[Stored entries]
***
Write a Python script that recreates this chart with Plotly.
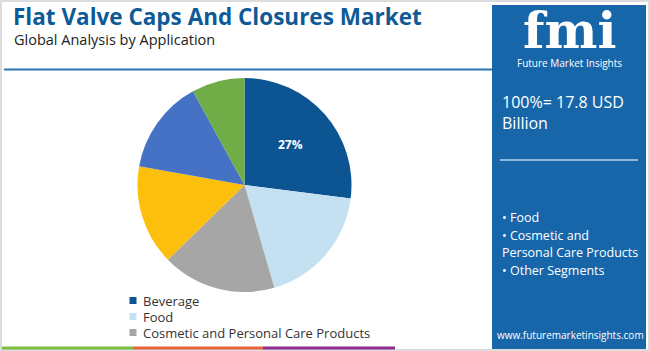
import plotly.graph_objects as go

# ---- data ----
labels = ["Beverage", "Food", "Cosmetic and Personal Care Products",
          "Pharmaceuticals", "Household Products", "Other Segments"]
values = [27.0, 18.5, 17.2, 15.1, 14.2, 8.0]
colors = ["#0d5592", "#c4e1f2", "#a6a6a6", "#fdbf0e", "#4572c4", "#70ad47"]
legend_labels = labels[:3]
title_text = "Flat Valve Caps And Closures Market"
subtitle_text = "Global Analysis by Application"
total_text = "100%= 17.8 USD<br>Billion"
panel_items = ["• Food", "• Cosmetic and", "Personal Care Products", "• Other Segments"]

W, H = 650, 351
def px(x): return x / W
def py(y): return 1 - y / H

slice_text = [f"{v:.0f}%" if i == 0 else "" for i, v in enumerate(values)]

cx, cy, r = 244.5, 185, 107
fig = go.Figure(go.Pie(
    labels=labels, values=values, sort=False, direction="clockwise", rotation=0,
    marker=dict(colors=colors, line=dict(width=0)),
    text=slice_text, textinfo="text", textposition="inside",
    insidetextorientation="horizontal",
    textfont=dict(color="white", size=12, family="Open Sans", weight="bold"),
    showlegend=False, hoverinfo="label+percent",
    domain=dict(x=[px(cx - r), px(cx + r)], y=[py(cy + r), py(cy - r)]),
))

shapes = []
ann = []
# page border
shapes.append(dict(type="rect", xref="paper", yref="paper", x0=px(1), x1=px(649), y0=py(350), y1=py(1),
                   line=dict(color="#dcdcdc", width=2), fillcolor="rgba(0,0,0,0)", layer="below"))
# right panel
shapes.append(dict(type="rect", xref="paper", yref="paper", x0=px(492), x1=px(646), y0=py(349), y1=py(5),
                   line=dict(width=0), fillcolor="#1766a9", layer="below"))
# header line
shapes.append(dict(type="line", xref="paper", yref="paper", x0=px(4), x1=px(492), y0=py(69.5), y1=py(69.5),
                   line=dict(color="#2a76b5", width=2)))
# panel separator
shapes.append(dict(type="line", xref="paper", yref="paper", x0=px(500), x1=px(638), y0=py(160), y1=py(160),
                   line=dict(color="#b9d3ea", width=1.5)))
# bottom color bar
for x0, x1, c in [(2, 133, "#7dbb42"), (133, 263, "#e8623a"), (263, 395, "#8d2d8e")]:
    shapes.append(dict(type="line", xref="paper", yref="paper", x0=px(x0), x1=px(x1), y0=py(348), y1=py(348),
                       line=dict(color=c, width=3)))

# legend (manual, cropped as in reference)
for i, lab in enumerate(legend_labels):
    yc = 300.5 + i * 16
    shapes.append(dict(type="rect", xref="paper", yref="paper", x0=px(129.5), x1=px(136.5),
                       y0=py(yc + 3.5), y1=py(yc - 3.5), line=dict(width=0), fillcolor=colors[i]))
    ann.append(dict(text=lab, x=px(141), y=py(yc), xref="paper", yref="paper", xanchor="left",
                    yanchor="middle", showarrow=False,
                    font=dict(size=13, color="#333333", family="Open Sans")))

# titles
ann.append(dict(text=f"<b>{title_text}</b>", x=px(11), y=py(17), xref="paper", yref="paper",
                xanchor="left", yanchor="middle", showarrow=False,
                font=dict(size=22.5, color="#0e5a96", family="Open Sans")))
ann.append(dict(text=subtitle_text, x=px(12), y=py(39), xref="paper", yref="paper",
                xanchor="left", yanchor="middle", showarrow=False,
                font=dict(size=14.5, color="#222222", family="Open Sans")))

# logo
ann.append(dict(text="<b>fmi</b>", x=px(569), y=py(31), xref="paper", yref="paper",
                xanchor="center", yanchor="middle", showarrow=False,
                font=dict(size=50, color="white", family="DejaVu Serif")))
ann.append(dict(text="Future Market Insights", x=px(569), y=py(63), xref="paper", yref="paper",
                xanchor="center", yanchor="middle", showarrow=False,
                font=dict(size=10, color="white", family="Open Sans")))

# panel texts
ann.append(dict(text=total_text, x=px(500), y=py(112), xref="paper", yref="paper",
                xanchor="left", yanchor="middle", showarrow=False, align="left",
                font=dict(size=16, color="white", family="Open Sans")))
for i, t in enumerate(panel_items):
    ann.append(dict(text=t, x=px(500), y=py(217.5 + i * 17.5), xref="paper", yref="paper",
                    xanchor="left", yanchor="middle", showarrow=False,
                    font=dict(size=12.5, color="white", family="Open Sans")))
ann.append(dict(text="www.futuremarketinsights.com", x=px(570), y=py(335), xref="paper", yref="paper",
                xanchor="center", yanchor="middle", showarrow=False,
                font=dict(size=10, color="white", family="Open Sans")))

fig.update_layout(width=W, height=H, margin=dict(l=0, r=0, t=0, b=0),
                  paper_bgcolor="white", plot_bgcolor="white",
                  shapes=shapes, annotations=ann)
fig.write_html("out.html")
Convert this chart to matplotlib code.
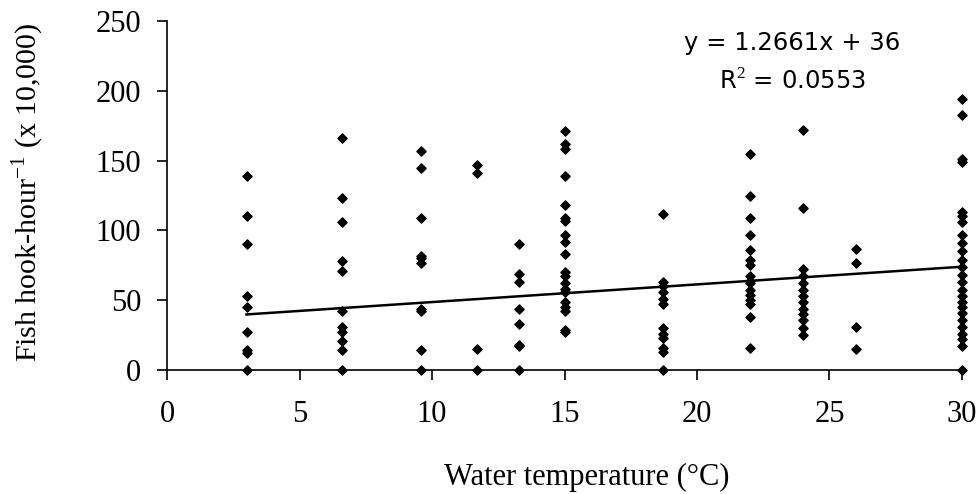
***
### Directive
Repeat everything in the records precisely. Images are excluded from the copy.

### Final result
Write a Python script that recreates this chart with Plotly.
import plotly.graph_objects as go

# ---- data ----
labels = ["Beverage", "Food", "Cosmetic and Personal Care Products",
          "Pharmaceuticals", "Household Products", "Other Segments"]
values = [27.0, 18.5, 17.2, 15.1, 14.2, 8.0]
colors = ["#0d5592", "#c4e1f2", "#a6a6a6", "#fdbf0e", "#4572c4", "#70ad47"]
legend_labels = labels[:3]
title_text = "Flat Valve Caps And Closures Market"
subtitle_text = "Global Analysis by Application"
total_text = "100%= 17.8 USD<br>Billion"
panel_items = ["• Food", "• Cosmetic and", "Personal Care Products", "• Other Segments"]

W, H = 650, 351
def px(x): return x / W
def py(y): return 1 - y / H

slice_text = [f"{v:.0f}%" if i == 0 else "" for i, v in enumerate(values)]

cx, cy, r = 244.5, 185, 107
fig = go.Figure(go.Pie(
    labels=labels, values=values, sort=False, direction="clockwise", rotation=0,
    marker=dict(colors=colors, line=dict(width=0)),
    text=slice_text, textinfo="text", textposition="inside",
    insidetextorientation="horizontal",
    textfont=dict(color="white", size=12, family="Open Sans", weight="bold"),
    showlegend=False, hoverinfo="label+percent",
    domain=dict(x=[px(cx - r), px(cx + r)], y=[py(cy + r), py(cy - r)]),
))

shapes = []
ann = []
# page border
shapes.append(dict(type="rect", xref="paper", yref="paper", x0=px(1), x1=px(649), y0=py(350), y1=py(1),
                   line=dict(color="#dcdcdc", width=2), fillcolor="rgba(0,0,0,0)", layer="below"))
# right panel
shapes.append(dict(type="rect", xref="paper", yref="paper", x0=px(492), x1=px(646), y0=py(349), y1=py(5),
                   line=dict(width=0), fillcolor="#1766a9", layer="below"))
# header line
shapes.append(dict(type="line", xref="paper", yref="paper", x0=px(4), x1=px(492), y0=py(69.5), y1=py(69.5),
                   line=dict(color="#2a76b5", width=2)))
# panel separator
shapes.append(dict(type="line", xref="paper", yref="paper", x0=px(500), x1=px(638), y0=py(160), y1=py(160),
                   line=dict(color="#b9d3ea", width=1.5)))
# bottom color bar
for x0, x1, c in [(2, 133, "#7dbb42"), (133, 263, "#e8623a"), (263, 395, "#8d2d8e")]:
    shapes.append(dict(type="line", xref="paper", yref="paper", x0=px(x0), x1=px(x1), y0=py(348), y1=py(348),
                       line=dict(color=c, width=3)))

# legend (manual, cropped as in reference)
for i, lab in enumerate(legend_labels):
    yc = 300.5 + i * 16
    shapes.append(dict(type="rect", xref="paper", yref="paper", x0=px(129.5), x1=px(136.5),
                       y0=py(yc + 3.5), y1=py(yc - 3.5), line=dict(width=0), fillcolor=colors[i]))
    ann.append(dict(text=lab, x=px(141), y=py(yc), xref="paper", yref="paper", xanchor="left",
                    yanchor="middle", showarrow=False,
                    font=dict(size=13, color="#333333", family="Open Sans")))

# titles
ann.append(dict(text=f"<b>{title_text}</b>", x=px(11), y=py(17), xref="paper", yref="paper",
                xanchor="left", yanchor="middle", showarrow=False,
                font=dict(size=22.5, color="#0e5a96", family="Open Sans")))
ann.append(dict(text=subtitle_text, x=px(12), y=py(39), xref="paper", yref="paper",
                xanchor="left", yanchor="middle", showarrow=False,
                font=dict(size=14.5, color="#222222", family="Open Sans")))

# logo
ann.append(dict(text="<b>fmi</b>", x=px(569), y=py(31), xref="paper", yref="paper",
                xanchor="center", yanchor="middle", showarrow=False,
                font=dict(size=50, color="white", family="DejaVu Serif")))
ann.append(dict(text="Future Market Insights", x=px(569), y=py(63), xref="paper", yref="paper",
                xanchor="center", yanchor="middle", showarrow=False,
                font=dict(size=10, color="white", family="Open Sans")))

# panel texts
ann.append(dict(text=total_text, x=px(500), y=py(112), xref="paper", yref="paper",
                xanchor="left", yanchor="middle", showarrow=False, align="left",
                font=dict(size=16, color="white", family="Open Sans")))
for i, t in enumerate(panel_items):
    ann.append(dict(text=t, x=px(500), y=py(217.5 + i * 17.5), xref="paper", yref="paper",
                    xanchor="left", yanchor="middle", showarrow=False,
                    font=dict(size=12.5, color="white", family="Open Sans")))
ann.append(dict(text="www.futuremarketinsights.com", x=px(570), y=py(335), xref="paper", yref="paper",
                xanchor="center", yanchor="middle", showarrow=False,
                font=dict(size=10, color="white", family="Open Sans")))

fig.update_layout(width=W, height=H, margin=dict(l=0, r=0, t=0, b=0),
                  paper_bgcolor="white", plot_bgcolor="white",
                  shapes=shapes, annotations=ann)
fig.write_html("out.html")
Convert this chart to matplotlib code.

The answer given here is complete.